L'Afrique plutôt que le PSG
Y a-t-il autre chose que le foot dans l'existence d'Arsène Wenger ? Oui, sa famille, notamment sa fille Léa, désormais adolescente. Sur ce pan de sa vie, Wenger ne s'exprime jamais. Quand la presse à scandale lui prête une liaison avec une obscure chanteuse française, ou quand les supporters adverses chantent "Arsène Wenger est un pédophile", il fait le dos rond. Les ragots sur sa vie privée, il en a l'habitude. "Pendant sept ans, nous étions toujours ensemble", se souvient Jean Petit, dans Wenger : The Making of a Legend. L'entraîneur avait l'habitude d'enlacer son adjoint à Monaco après chaque but. "Les gens croyaient qu'on était homosexuels..."
Après 18 ans sur le banc d'Arsenal, Arsène Wenger ne se voit pas briguer un autre poste à responsabilités ensuite. Tant pis pour les propriétaires qataris du PSG qui rêvaient de l'attirer. Tant pis pour l'équipe de France, qu'il a refusée trois fois.
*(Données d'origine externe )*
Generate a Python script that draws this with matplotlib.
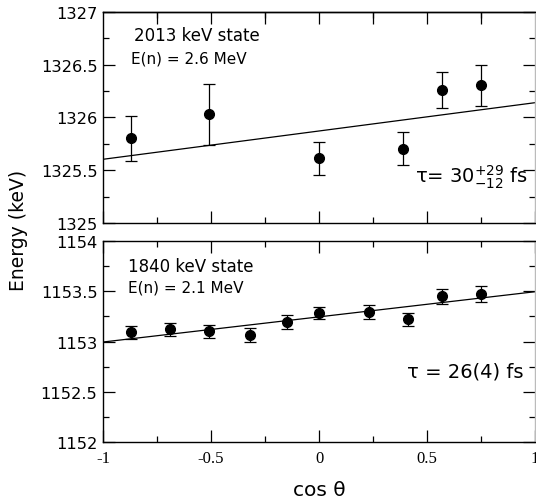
import numpy as np
import matplotlib
matplotlib.use('Agg')
import matplotlib.pyplot as plt
from matplotlib.ticker import MultipleLocator

# 2013 keV state, E(n) = 2.6 MeV
cos_top = [-0.87, -0.51, 0.0, 0.39, 0.57, 0.75]
e_top = [1325.81, 1326.03, 1325.62, 1325.70, 1326.26, 1326.31]
err_top_lo = [0.22, 0.29, 0.16, 0.15, 0.17, 0.20]
err_top_hi = [0.20, 0.29, 0.15, 0.16, 0.17, 0.19]
fit_top = [1325.605, 1326.14]

# 1840 keV state, E(n) = 2.1 MeV
cos_bot = [-0.87, -0.69, -0.51, -0.32, -0.15, 0.0, 0.23, 0.41, 0.57, 0.75]
e_bot = [1153.09, 1153.12, 1153.10, 1153.065, 1153.19, 1153.28, 1153.295, 1153.22, 1153.45, 1153.47]
err_bot = [0.06, 0.06, 0.065, 0.065, 0.07, 0.06, 0.07, 0.065, 0.075, 0.08]
fit_bot = [1152.995, 1153.497]

fit_x = [-1, 1]

plt.rcParams['font.family'] = 'DejaVu Sans'
plt.rcParams['mathtext.fontset'] = 'dejavusans'

fig = plt.figure(figsize=(5.36, 5.02), dpi=100)
ax1 = fig.add_axes([0.1922, 0.5532, 0.806, 0.4215])
ax2 = fig.add_axes([0.1922, 0.1181, 0.806, 0.3992])


def style(ax, ylo, yhi):
    ax.set_xlim(-1, 1)
    ax.set_ylim(ylo, yhi)
    ax.xaxis.set_major_locator(MultipleLocator(0.5))
    ax.xaxis.set_minor_locator(MultipleLocator(0.25))
    ax.yaxis.set_major_locator(MultipleLocator(0.5))
    ax.yaxis.set_minor_locator(MultipleLocator(0.25))
    ax.tick_params(which='both', direction='in', top=True, right=True, width=0.9)
    ax.tick_params(which='major', length=8.5)
    ax.tick_params(which='minor', length=4.5)
    ax.tick_params(axis='y', labelsize=11.7, pad=4)
    ax.yaxis.set_major_formatter(plt.FuncFormatter(lambda v, p: ('%g' % v)))
    for s in ax.spines.values():
        s.set_linewidth(1.0)
    ax.spines['right'].set_color('#bbbbbb')


style(ax1, 1325, 1327)
style(ax2, 1152, 1154)

ax1.tick_params(axis='x', labelbottom=False, top=False)
sec = ax1.secondary_xaxis('top')
sec.set_xticks(np.arange(-0.75, 1.0, 0.25))
sec.tick_params(direction='in', length=8.5, width=0.9, labeltop=False)
sec.spines['top'].set_linewidth(1.0)

ax1.plot(fit_x, fit_top, color='black', lw=0.9)
ax1.errorbar(cos_top, e_top, yerr=[err_top_lo, err_top_hi], fmt='o', color='black',
             ms=7, elinewidth=0.9, capsize=4.5, capthick=0.9)
ax1.text(0.071, 0.89, '2013 keV state', transform=ax1.transAxes, fontsize=12, va='center')
ax1.text(0.064, 0.783, 'E(n) = 2.6 MeV', transform=ax1.transAxes, fontsize=11, va='center')
ax1.text(0.722, 0.224, 'τ= 30$^{+29}_{\\mathrm{-}12}$ fs', transform=ax1.transAxes,
         fontsize=14, va='center')

ax2.plot(fit_x, fit_bot, color='black', lw=0.9)
ax2.errorbar(cos_bot, e_bot, yerr=err_bot, fmt='o', color='black',
             ms=7, elinewidth=0.9, capsize=4.5, capthick=0.9)
ax2.text(0.058, 0.878, '1840 keV state', transform=ax2.transAxes, fontsize=12, va='center')
ax2.text(0.058, 0.770, 'E(n) = 2.1 MeV', transform=ax2.transAxes, fontsize=11, va='center')
ax2.text(0.703, 0.353, 'τ = 26(4) fs', transform=ax2.transAxes, fontsize=14, va='center')

ax2.tick_params(axis='x', labelsize=12, pad=6)
ax2.set_xticks([-1, -0.5, 0, 0.5, 1])
ax2.set_xticklabels(['-1', '-0.5', '0', '0.5', '1'], fontfamily='Liberation Serif')

ax2.set_xlabel('cos θ', fontsize=14.5, labelpad=10)
fig.text(0.035, 0.54, 'Energy (keV)', rotation=90, fontsize=13.5, ha='center', va='center')

fig.savefig('out.png', dpi=100)
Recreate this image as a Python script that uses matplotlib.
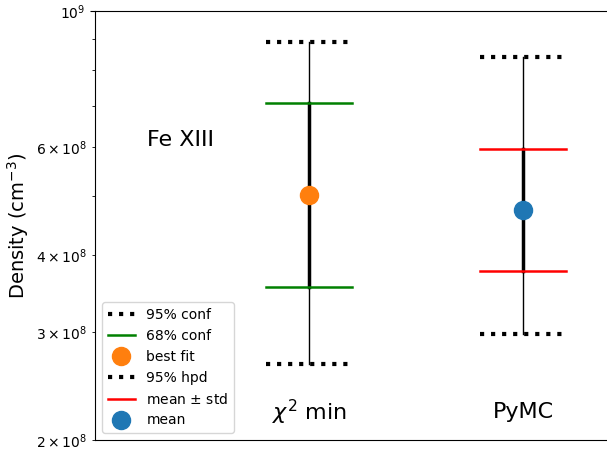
import numpy as np
import matplotlib
matplotlib.use("Agg")
import matplotlib.pyplot as plt

# metody a jejich pozice na ose x
methods = ["$\\chi^2$ min", "PyMC"]
xpos = [1, 2]

# chi2 min
chi_conf95 = [2.66e8, 8.90e8]
chi_conf68 = [3.55e8, 7.08e8]
chi_best = 5.01e8

# PyMC
mc_hpd95 = [2.98e8, 8.42e8]
mc_std = [3.77e8, 5.96e8]
mc_mean = 4.74e8

ion_name = "Fe XIII"

fig = plt.figure(figsize=(6.07, 4.5), dpi=100)
ax = fig.add_axes([95 / 607, 10 / 450, 535 / 607, 429 / 450])

w = 0.2
x1, x2 = xpos

# chi2 min
ax.plot([x1, x1], chi_conf95, color='black', lw=1)
ax.plot([x1, x1], chi_conf68, color='black', lw=2.5)
for v in chi_conf95:
    ax.plot([x1 - w, x1 + w], [v, v], color='black', ls=':', lw=3,
            label="95% conf" if v == chi_conf95[0] else None)
for v in chi_conf68:
    ax.plot([x1 - w, x1 + w], [v, v], color='green', lw=1.8,
            label="68% conf" if v == chi_conf68[0] else None)
ax.plot(x1, chi_best, 'o', color='tab:orange', markersize=13, label="best fit")

# PyMC
ax.plot([x2, x2], mc_hpd95, color='black', lw=1)
ax.plot([x2, x2], mc_std, color='black', lw=2.5)
for v in mc_hpd95:
    ax.plot([x2 - w, x2 + w], [v, v], color='black', ls=':', lw=3,
            label="95% hpd" if v == mc_hpd95[0] else None)
for v in mc_std:
    ax.plot([x2 - w, x2 + w], [v, v], color='red', lw=1.8,
            label="mean $\\pm$ std" if v == mc_std[0] else None)
ax.plot(x2, mc_mean, 'o', color='tab:blue', markersize=13, label="mean")

ax.set_yscale("log")
ax.set_ylim(2e8, 1e9)
ax.set_xlim(0, 2.5)
ax.set_xticks([])
ax.spines['right'].set_visible(False)

for x, m in zip(xpos, methods):
    ax.text(x, 2.22e8, m, ha="center", va="center", fontsize=16)
ax.text(0.40, 6.17e8, ion_name, ha="center", va="center", fontsize=16)

ax.set_ylabel("Density (cm$^{-3}$)", fontsize=14)
ax.legend(loc="lower left")

fig.savefig("out.png", dpi=100)
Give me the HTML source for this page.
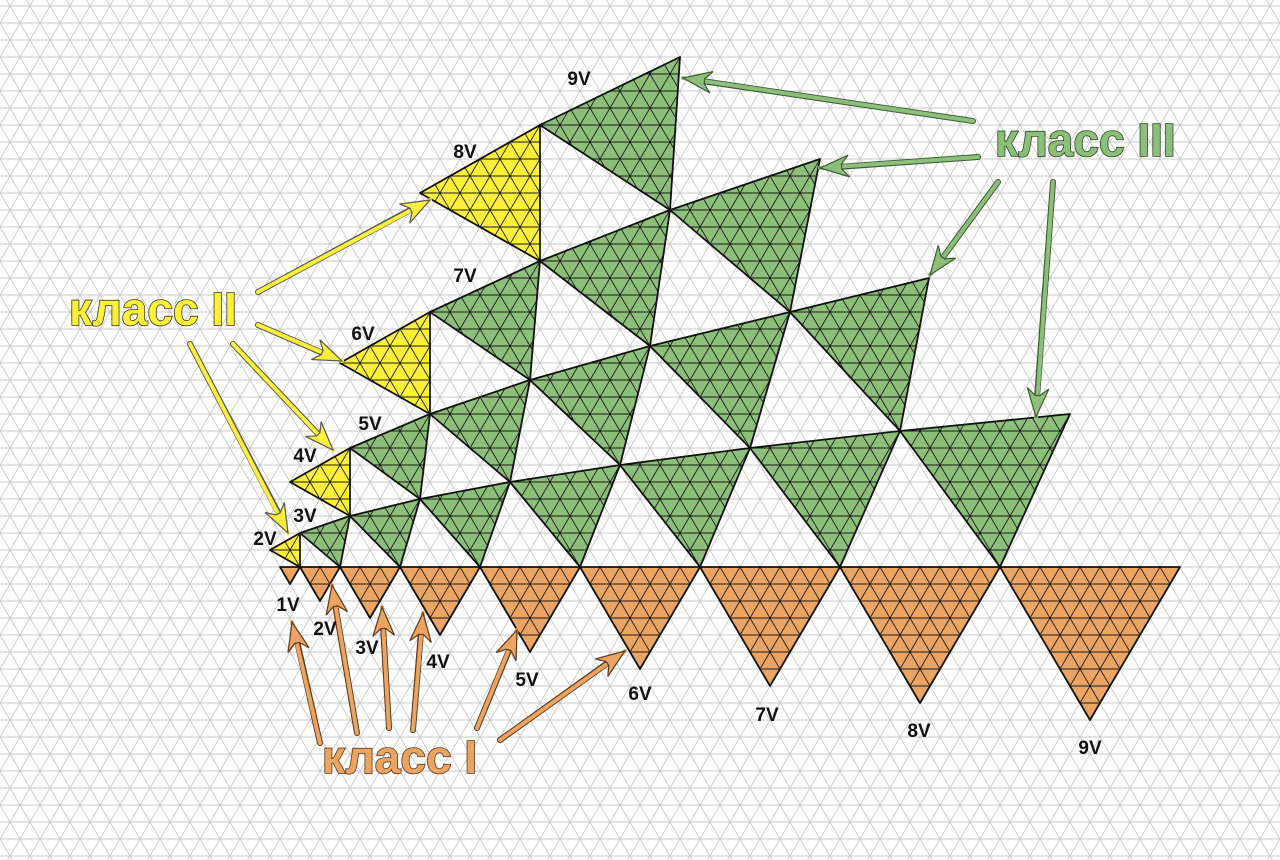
<!DOCTYPE html>
<html><head><meta charset="utf-8"><style>
html,body{margin:0;padding:0;background:#fff;}
svg{display:block;}
.lbl{font-family:"Liberation Sans",sans-serif;font-weight:bold;font-size:19px;fill:#111;}
.big{font-family:"Liberation Sans",sans-serif;font-weight:bold;font-size:46px;paint-order:stroke;stroke-width:1.6px;}
</style></head><body>
<svg width="1280" height="860" viewBox="0 0 1280 860" xmlns="http://www.w3.org/2000/svg">
<defs>
<pattern id="gg" width="20" height="34" patternUnits="userSpaceOnUse" patternTransform="translate(280,558.5)">
<path d="M0 8.5H20M0 25.5H20M-5 0L15 34M15 0L35 34M5 0L-15 34M25 0L5 34" stroke="#c8c8c8" stroke-width="0.9" fill="none"/>
</pattern>
<pattern id="gb" width="20" height="34" patternUnits="userSpaceOnUse" patternTransform="translate(280,558.5)">
<path d="M0 8.5H20M0 25.5H20M-5 0L15 34M15 0L35 34M5 0L-15 34M25 0L5 34" stroke="#1a1a1a" stroke-width="0.9" fill="none"/>
</pattern>
<marker id="ay" markerUnits="userSpaceOnUse" markerWidth="36" markerHeight="36" refX="26" refY="12" orient="auto" viewBox="0 0 30 24"><path d="M26 12L2 3L8 10L8 14L2 21Z" fill="#fdf03a" stroke="#555" stroke-width="1"/></marker>
<marker id="ag" markerUnits="userSpaceOnUse" markerWidth="36" markerHeight="36" refX="26" refY="12" orient="auto" viewBox="0 0 30 24"><path d="M26 12L2 3L8 10L8 14L2 21Z" fill="#8cc07a" stroke="#3d5a33" stroke-width="1"/></marker>
<marker id="ao" markerUnits="userSpaceOnUse" markerWidth="36" markerHeight="36" refX="26" refY="12" orient="auto" viewBox="0 0 30 24"><path d="M26 12L2 3L8 10L8 14L2 21Z" fill="#eba462" stroke="#5a3a1c" stroke-width="1"/></marker>
</defs>
<rect width="1280" height="860" fill="#fff"/>
<rect width="1280" height="860" fill="url(#gg)"/>

<g fill="#eba462">
<polygon points="280,567 300,567 290,584"/>
<polygon points="300,567 340,567 320,601"/>
<polygon points="340,567 400,567 370,618"/>
<polygon points="400,567 480,567 440,635"/>
<polygon points="480,567 580,567 530,652"/>
<polygon points="580,567 700,567 640,669"/>
<polygon points="700,567 840,567 770,686"/>
<polygon points="840,567 1000,567 920,703"/>
<polygon points="1000,567 1180,567 1090,720"/>
</g>
<g fill="#fdf03a">
<polygon points="300,567 300,533 270,550"/>
<polygon points="350,516 350,448 290,482"/>
<polygon points="430,414 430,312 340,363"/>
<polygon points="540,261 540,125 420,193"/>
</g>
<g fill="#8cc07a">
<polygon points="300,533 350,516 340,567"/>
<polygon points="350,516 420,499 400,567"/>
<polygon points="420,499 510,482 480,567"/>
<polygon points="510,482 620,465 580,567"/>
<polygon points="620,465 750,448 700,567"/>
<polygon points="750,448 900,431 840,567"/>
<polygon points="900,431 1070,414 1000,567"/>
<polygon points="350,448 430,414 420,499"/>
<polygon points="430,414 530,380 510,482"/>
<polygon points="530,380 650,346 620,465"/>
<polygon points="650,346 790,312 750,448"/>
<polygon points="790,312 929,278 900,431"/>
<polygon points="430,312 540,261 530,380"/>
<polygon points="540,261 670,210 650,346"/>
<polygon points="670,210 820,159 790,312"/>
<polygon points="540,125 680,57 670,210"/>
</g>
<g fill="url(#gb)" stroke="#111" stroke-width="1.8" stroke-linejoin="round">
<polygon points="280,567 300,567 290,584"/>
<polygon points="300,567 340,567 320,601"/>
<polygon points="340,567 400,567 370,618"/>
<polygon points="400,567 480,567 440,635"/>
<polygon points="480,567 580,567 530,652"/>
<polygon points="580,567 700,567 640,669"/>
<polygon points="700,567 840,567 770,686"/>
<polygon points="840,567 1000,567 920,703"/>
<polygon points="1000,567 1180,567 1090,720"/>
<polygon points="300,567 300,533 270,550"/>
<polygon points="350,516 350,448 290,482"/>
<polygon points="430,414 430,312 340,363"/>
<polygon points="540,261 540,125 420,193"/>
<polygon points="300,533 350,516 340,567"/>
<polygon points="350,516 420,499 400,567"/>
<polygon points="420,499 510,482 480,567"/>
<polygon points="510,482 620,465 580,567"/>
<polygon points="620,465 750,448 700,567"/>
<polygon points="750,448 900,431 840,567"/>
<polygon points="900,431 1070,414 1000,567"/>
<polygon points="350,448 430,414 420,499"/>
<polygon points="430,414 530,380 510,482"/>
<polygon points="530,380 650,346 620,465"/>
<polygon points="650,346 790,312 750,448"/>
<polygon points="790,312 929,278 900,431"/>
<polygon points="430,312 540,261 530,380"/>
<polygon points="540,261 670,210 650,346"/>
<polygon points="670,210 820,159 790,312"/>
<polygon points="540,125 680,57 670,210"/>
</g>

<g stroke-linecap="round">
<g stroke="#555" stroke-width="6">
<line x1="258" y1="292" x2="412" y2="209"/>
<line x1="258" y1="325" x2="325" y2="354"/>
<line x1="233" y1="344" x2="320" y2="436"/>
<line x1="190" y1="344" x2="280" y2="516"/>
</g>
<g stroke="#fdf03a" stroke-width="4">
<line x1="258" y1="292" x2="430" y2="200" marker-end="url(#ay)"/>
<line x1="258" y1="325" x2="342" y2="361" marker-end="url(#ay)"/>
<line x1="233" y1="344" x2="333" y2="450" marker-end="url(#ay)"/>
<line x1="190" y1="344" x2="288" y2="533" marker-end="url(#ay)"/>
</g>
<g stroke="#3d5a33" stroke-width="6">
<line x1="973" y1="121" x2="702" y2="81"/>
<line x1="978" y1="157" x2="838" y2="167"/>
<line x1="998" y1="182" x2="941" y2="260"/>
<line x1="1053" y1="182" x2="1037" y2="398"/>
</g>
<g stroke="#8cc07a" stroke-width="4">
<line x1="973" y1="121" x2="683" y2="78" marker-end="url(#ag)"/>
<line x1="978" y1="157" x2="820" y2="168" marker-end="url(#ag)"/>
<line x1="998" y1="182" x2="930" y2="275" marker-end="url(#ag)"/>
<line x1="1053" y1="182" x2="1036" y2="417" marker-end="url(#ag)"/>
</g>
<g stroke="#5a3a1c" stroke-width="6">
<line x1="320" y1="743" x2="297" y2="641"/>
<line x1="357" y1="733" x2="335" y2="604"/>
<line x1="389" y1="728" x2="383" y2="626"/>
<line x1="413" y1="730" x2="421" y2="632"/>
<line x1="477" y1="728" x2="510" y2="648"/>
<line x1="500" y1="740" x2="609" y2="662"/>
</g>
<g stroke="#eba462" stroke-width="4">
<line x1="320" y1="743" x2="292" y2="622" marker-end="url(#ao)"/>
<line x1="357" y1="733" x2="332" y2="585" marker-end="url(#ao)"/>
<line x1="389" y1="728" x2="382" y2="607" marker-end="url(#ao)"/>
<line x1="413" y1="730" x2="423" y2="613" marker-end="url(#ao)"/>
<line x1="477" y1="728" x2="517" y2="630" marker-end="url(#ao)"/>
<line x1="500" y1="740" x2="625" y2="651" marker-end="url(#ao)"/>
</g>
</g>

<g class="lbl" text-anchor="middle">
<text x="579" y="85">9V</text>
<text x="465" y="158">8V</text>
<text x="465" y="282">7V</text>
<text x="363" y="340">6V</text>
<text x="370" y="430">5V</text>
<text x="305" y="462">4V</text>
<text x="305" y="522">3V</text>
<text x="265" y="545">2V</text>
<text x="288" y="611">1V</text>
<text x="325" y="635">2V</text>
<text x="367" y="654">3V</text>
<text x="438" y="668">4V</text>
<text x="527" y="686">5V</text>
<text x="640" y="700">6V</text>
<text x="767" y="721">7V</text>
<text x="919" y="737">8V</text>
<text x="1090" y="754">9V</text>
</g>
<text class="big" x="69" y="325" fill="#fdf03a" stroke="#3a3a1a">класс II</text>
<text class="big" x="995" y="156" fill="#8cc07a" stroke="#2e4526">класс III</text>
<text class="big" x="322" y="773" fill="#eba462" stroke="#5a3a1c">класс I</text>
</svg>
</body></html>
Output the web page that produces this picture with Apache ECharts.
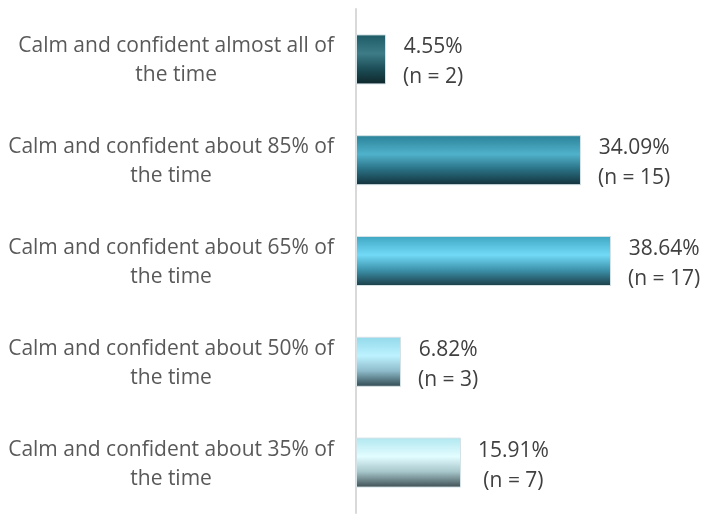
<!DOCTYPE html>
<html>
<head>
<meta charset="utf-8">
<script src="https://cdn.jsdelivr.net/npm/echarts@6/dist/echarts.min.js"></script>
<style>
  html, body { margin: 0; padding: 0; background: #ffffff; }
  #chart { width: 706px; height: 514px; }
</style>
</head>
<body>
<div id="chart"></div>
<script>
const categories = [
  "Calm and confident almost all of the time",
  "Calm and confident about 85% of the time",
  "Calm and confident about 65% of the time",
  "Calm and confident about 50% of the time",
  "Calm and confident about 35% of the time"
];
const percentValues = [4.55, 34.09, 38.64, 6.82, 15.91];
const counts = [2, 15, 17, 3, 7];

const barGradients = [
  ["#1d5a66", "#3d7c87", "#1d4f58", "#0e262b"],
  ["#2a8197", "#50b2cb", "#2a7185", "#12313a"],
  ["#3fa6c2", "#72daf7", "#3d93ab", "#1b3c45"],
  ["#92d9ea", "#bdf2ff", "#8fbccb", "#2f484f"],
  ["#b0e7f0", "#e3fdff", "#a7c7cc", "#3c4d51"]
];

const FONT = "Open Sans";

function grad(c) {
  return new echarts.graphic.LinearGradient(0, 0, 0, 1, [
    { offset: 0, color: c[0] },
    { offset: 0.38, color: c[1] },
    { offset: 0.68, color: c[2] },
    { offset: 1, color: c[3] }
  ]);
}

const chart = echarts.init(document.getElementById('chart'), null, { renderer: 'canvas' });
chart.setOption({
  animation: false,
  backgroundColor: '#ffffff',
  grid: { left: 356, top: 9, width: 330, height: 504, containLabel: false },
  xAxis: {
    type: 'value', min: 0, max: 50,
    show: false,
    splitLine: { show: false }
  },
  yAxis: {
    type: 'category',
    data: categories,
    inverse: true,
    axisLine: { show: true, lineStyle: { color: '#d9d9d9', width: 2 } },
    axisTick: { show: false },
    splitLine: { show: false },
    axisLabel: {
      margin: 22,
      formatter: function (v) {
        const parts = v.replace(' the time', '\nthe time').split('\n');
        return parts.map(p => '{c|' + p + '}').join('\n');
      },
      rich: {
        c: { align: 'center', fontFamily: FONT, fontSize: 21, lineHeight: 29, color: '#595959', padding: [3, 0, 0, 0] }
      }
    }
  },
  series: [{
    type: 'bar',
    barWidth: 50,
    data: percentValues.map((v, i) => ({
      value: v,
      itemStyle: { color: grad(barGradients[i]), borderColor: '#d4e2e6', borderWidth: 1 }
    })),
    label: {
      show: true,
      position: 'right',
      distance: 17,
      offset: [0, 3],
      formatter: function (p) {
        return '{v|' + percentValues[p.dataIndex].toFixed(2) + '%}\n{v|(n = ' + counts[p.dataIndex] + ')}';
      },
      rich: {
        v: { align: 'center', fontFamily: FONT, fontSize: 21, lineHeight: 30, color: '#404040' }
      }
    }
  }]
});
</script>
</body>
</html>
Tant pis pour le Bayern Munich, qui le voulait en 1994. Voilà ce qu'il disait à la BBC en 2003 : "Quand j'en aurai assez du haut niveau, je deviendrai peut-être un dirigeant. Mais je me sens plus d'entraîner des jeunes, en Afrique ou en Inde, en tout cas quelque part où rien ne s'est jamais passé jusqu'à maintenant."